Leur première cassette tourne en 1988 en direct des quartiers ouest de Port Arthur, Texas. Le Sud profond sur bandes magnétiques. Au moment de l’émergence du gangsta rap de Ice Cube et NWA, de Scarface et ses Geto Boyz, les Underground Kingz développent un son percutant, laid back, très chaloupé, emprunt des influences musicales de leur région : soul, blues ou rock. Une originalité purement texane. Le premier album Too Hard to Swallow sort en 1992 avec le très remarqué ‘Pocket Full of Stones’ qu’on retrouvera sur la B.O. de Menace II Society. Ils signent là le fameux contrat de cinq albums chez Jive. Les même Jive qui ont ralenti considérablement la sortie du Hell Hath No Fury des Clipse. Mais c’est une autre histoire. En 94, le son des UGK est dans toutes les caisses rabaissées de Houston à Atlanta. Super Tight est un classique indémodable du rap sudiste avec des titres comme ‘Front, Back, Side to Side’ qui sera repris par T.I. et les deux compères sur King en 2006.

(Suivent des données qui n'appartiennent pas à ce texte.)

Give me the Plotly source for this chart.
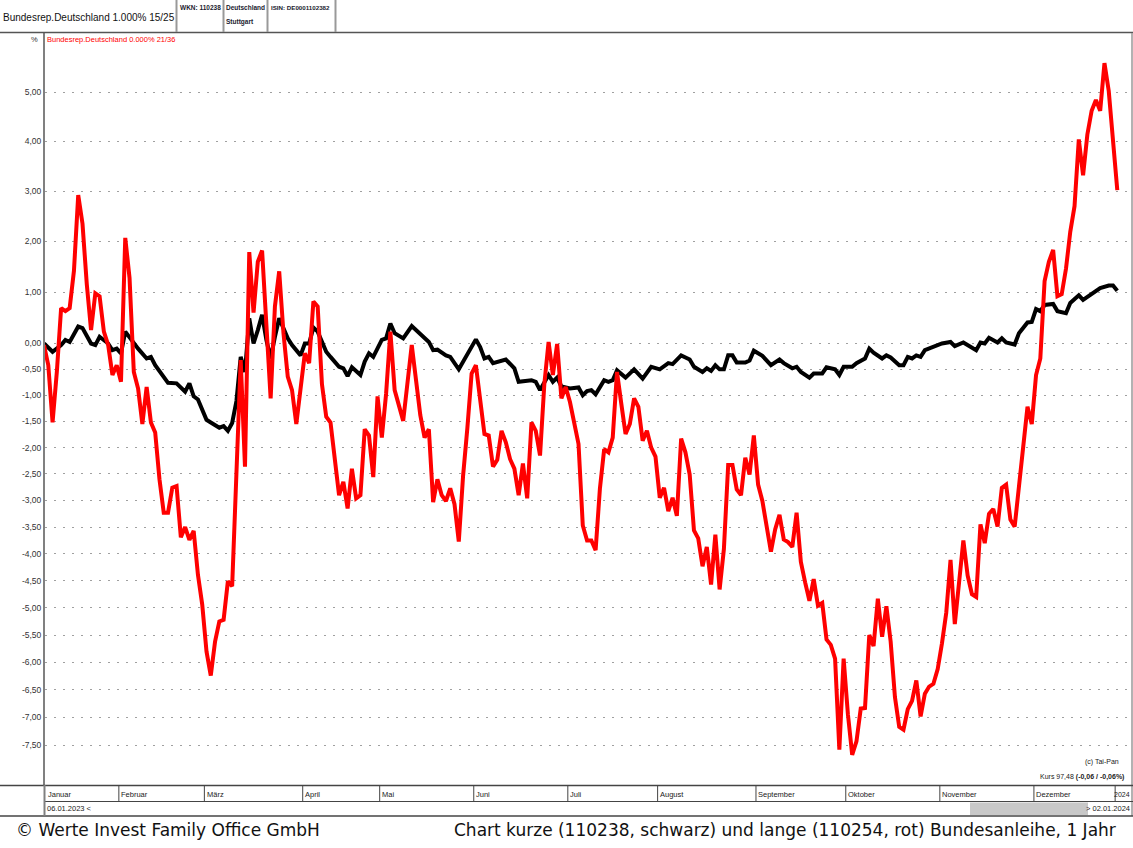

L’underground est acquis à la cause de ses rois mais le groupe peine à atteindre le top des charts. Ce qu’ils feront avec le très réussi Ridin Dirty sorti en 1996, LA référence du groupe à ce jour, plaçant UGK comme un groupe incontournable. Et là, c’est le drame. Jive entre en scène et rate le lancement du prochain album après une attente de 5 ans. La piste était pourtant préparée à l’extrême avec les apparitions de Bun B et Pimp C sur le tube de Jay-Z ‘Big Pimpin’ et sur celui des Three Six Mafia ‘Sippin’ on Some Sizzurp’ en 2000. Dirty money sort plus d’un an après, l’effet est raté, autant de bruit qu’un pet de nonne bien que le disque soit de qualité. L’histoire prend alors un virage plus sombre. L’entrée en prison de Pimp C en 2002 a eu deux effets assez contradictoires. Le premier est bien sûr la séparation du groupe qui n’a pu continuer sur sa lancée et avoir le statut qu’il méritait. A l’inverse, le deuxième permet à tout le Texas de crier « Free Pimp C ! » derrière le meneur respecté qu’est Bun B alors que Houston devenait la capitale des ventes américaines. UGK n’a jamais été aussi présent. Bun B est sur tous les bons coups, de toutes les fêtes, profitant de l’émergence radicale du hip-hop texan entre Chamillionaire et Mike Jones pour préparer son arrivée en solo chez le mastodonte texan Rap-A-Lot Records. Sortie en 2005, Trill est une réussite. Pimp C sort alors de prison en fin d’année et réalise un solo plutôt moyen pour Rap-A-Lot quelques mois plus tard. Le groupe commence à enregistrer dès la sortie de Pimp C. Annoncé pour l’été 2006, l’album sera repoussé encore et encore pour sortir finalement chez Jive le 7 août 2007. Le buzz est en place, le son des UGK n’a jamais été aussi attendu.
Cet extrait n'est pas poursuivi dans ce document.